A Mayor de Blasio donor under federal investigation for lavishing cops with gifts also helped pry taxpayer money from the City Council for a police training program he supported.
Real-estate investor Jona Rechnitz used his connections to siphon $655,000 over the past two years from the City Council to fund a law-enforcement sensitivity seminar at the Simon Wiesenthal Center’s Museum of Tolerance, a source familiar with Rechnitz said.
“Rechnitz was able to secure funding from the council for a program he had an affinity for, based on his status as a heavy political contributor,” the source said.
The Wiesenthal Center established a program in 2004 to teach cops to be more tolerant to religious and cultural minorities.
A museum spokesman called the seminar “universally acclaimed and respected” and said it trained 13,555 officers over the years.
The spokesman said Rechnitz has been a benefactor and volunteer at the Midtown museum since 2012.
The Upper West Side macher gave the museum thousands of dollars in 2014 after winning $25,000 on a $500 Super Bowl prop bet.
But Rechnitz’s primary role was recruiting scores of high-ranking cops and corrections officers to attend the center’s sensitivity-training program, called “Perspectives in Profiling.”
“Jona helped introduce us to people at Corrections and the Police Department,” the museum source said. “He helped bring people to events and helped raise money for [the museum].”
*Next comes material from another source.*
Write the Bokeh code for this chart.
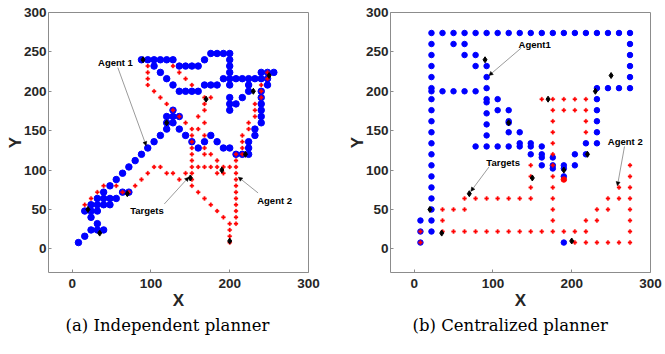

Two attendees included correction-union president Norman Seabrook and then-NYPD Chief of Department Philip Banks, sources said.
The top cops are under federal investigation for receiving gifts and travel fees from Rechnitz.
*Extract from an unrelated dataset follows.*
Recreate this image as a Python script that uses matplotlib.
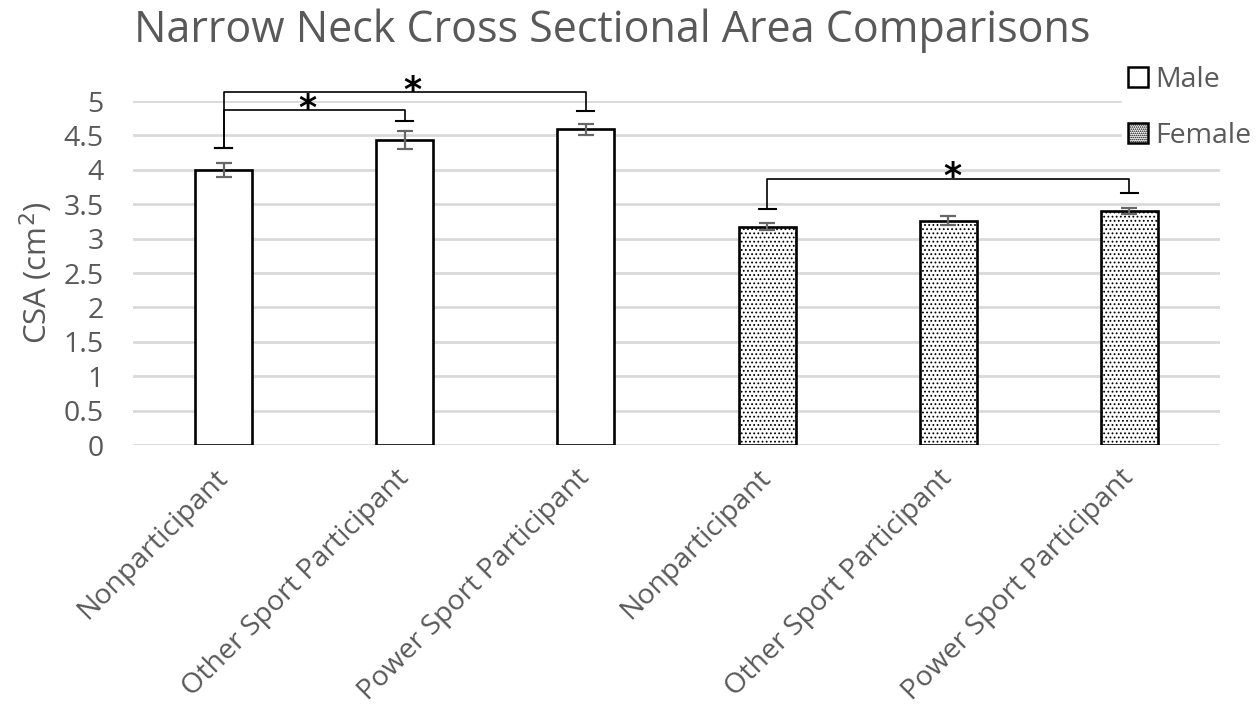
import matplotlib
matplotlib.use("Agg")
import matplotlib.pyplot as plt
import numpy as np
from matplotlib.patches import Patch

plt.rcParams['font.family'] = ['Open Sans', 'DejaVu Sans']
plt.rcParams['hatch.linewidth'] = 0.8
plt.rcParams['hatch.color'] = 'black'

# Data
categories = ["Nonparticipant", "Other Sport Participant", "Power Sport Participant",
              "Nonparticipant", "Other Sport Participant", "Power Sport Participant"]
male_csa = [4.00, 4.43, 4.59]
male_err = [0.10, 0.13, 0.08]
female_csa = [3.17, 3.26, 3.40]
female_err = [0.05, 0.065, 0.04]
y_ticks = [0, 0.5, 1, 1.5, 2, 2.5, 3, 3.5, 4, 4.5, 5]
y_tick_labels = ["0", "0.5", "1", "1.5", "2", "2.5", "3", "3.5", "4", "4.5", "5"]

# Significance brackets: (left bar, right bar, bracket height, left end, right end, star position)
brackets = [
    (0, 1, 4.87, 4.32, 4.71, 0.46),
    (0, 2, 5.13, 4.32, 4.86, 0.52),
    (3, 5, 3.87, 3.43, 3.67, 0.51),
]

text_color = "#595959"
grid_color = "#d9d9d9"

fig = plt.figure(figsize=(12.57, 7.12), dpi=100)
ax = fig.add_axes([0.1058, 0.375, 0.8648, 0.4831])

x = np.arange(len(categories))
bar_w = 0.315
xm = x[:3]
xf = x[3:]

err_kw = dict(ecolor="#666666", elinewidth=1.6, capsize=6, capthick=1.6)
ax.bar(xm, male_csa, width=bar_w, color="white", edgecolor="black", linewidth=1.9,
       yerr=male_err, error_kw=err_kw, zorder=3, label="Male")
ax.bar(xf, female_csa, width=bar_w, color="white", edgecolor="black", linewidth=1.9,
       hatch="....", yerr=female_err, error_kw=err_kw, zorder=3, label="Female")

ax.set_xlim(-0.5, len(categories) - 0.5)
ax.set_ylim(0, 5)
ax.set_yticks(y_ticks)
ax.set_yticklabels(y_tick_labels)
ax.set_xticks(x)
ax.set_xticklabels(categories, rotation=45, ha="right", rotation_mode="anchor")
ax.tick_params(axis="both", length=0, labelsize=20.5, labelcolor=text_color)
ax.tick_params(axis="y", pad=21)
ax.tick_params(axis="x", pad=21)
for lab in ax.get_xticklabels():
    lab.set_va("center")

ax.yaxis.grid(True, color=grid_color, linewidth=2, zorder=0)
ax.set_axisbelow(True)
for sp in ax.spines.values():
    sp.set_visible(False)

ax.set_ylabel("CSA (cm$^2$)", fontsize=22.5, color=text_color, labelpad=6)

# Significance brackets
tick_half = 0.047
for i, j, yb, yl, yr, sx in brackets:
    ax.plot([x[i], x[i], x[j], x[j]], [yl, yb, yb, yr], color="black",
            linewidth=1.2, clip_on=False, zorder=4)
    ax.plot([x[i] - tick_half, x[i] + tick_half], [yl, yl], color="black",
            linewidth=1.5, clip_on=False, zorder=4)
    ax.plot([x[j] - tick_half, x[j] + tick_half], [yr, yr], color="black",
            linewidth=1.5, clip_on=False, zorder=4)
    ax.text(x[i] + sx * (x[j] - x[i]), yb + 0.02, "*", fontsize=25,
            fontweight="bold", ha="center", va="center", color="black",
            clip_on=False, zorder=5, family="DejaVu Sans")

fig.text(0.487, 0.957, "Narrow Neck Cross Sectional Area Comparisons",
         fontsize=31, color=text_color, ha="center", va="center")

handles = [Patch(facecolor="white", edgecolor="black", linewidth=1.8),
           Patch(facecolor="white", edgecolor="black", linewidth=1.8, hatch="........")]
leg = ax.legend(handles, ["Male", "Female"], loc="upper left",
                bbox_to_anchor=(0.897, 1.16), frameon=True, fontsize=20.5,
                handlelength=0.7, handleheight=0.7, handletextpad=0.25,
                labelspacing=1.0, borderpad=0.2, framealpha=1, edgecolor="white",
                fancybox=False)
for t in leg.get_texts():
    t.set_color(text_color)

fig.savefig("out.png", dpi=100, facecolor="white")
Rechnitz allegedly funded several other jaunts for top brass to the Super Bowl, China, London, Brazil and Rome and golfing trips to the Dominican Republic.
He also bundled $41,650 for de Blasio’s 2013 campaign and wrote $50,000 in checks to the Campaign for One New York, a nonprofit promoting the mayor’s agenda, state campaign-finance records show.
But Rechnitz needed help getting the City Council to fund his pet project, so he turned to the museum’s director, Rabbi Steven Burg, and its politically connected lobbyist then, Michael Cohen, a source said.
“Cohen arranged for tours of the Wiesenthal Center for different lawmakers and arranged for funding as well,” the source said. “He introduced Rechnitz to other elected officials.”
Burg declined comment. Cohen, hired as the museum’s director in October, did not return a call seeking comment.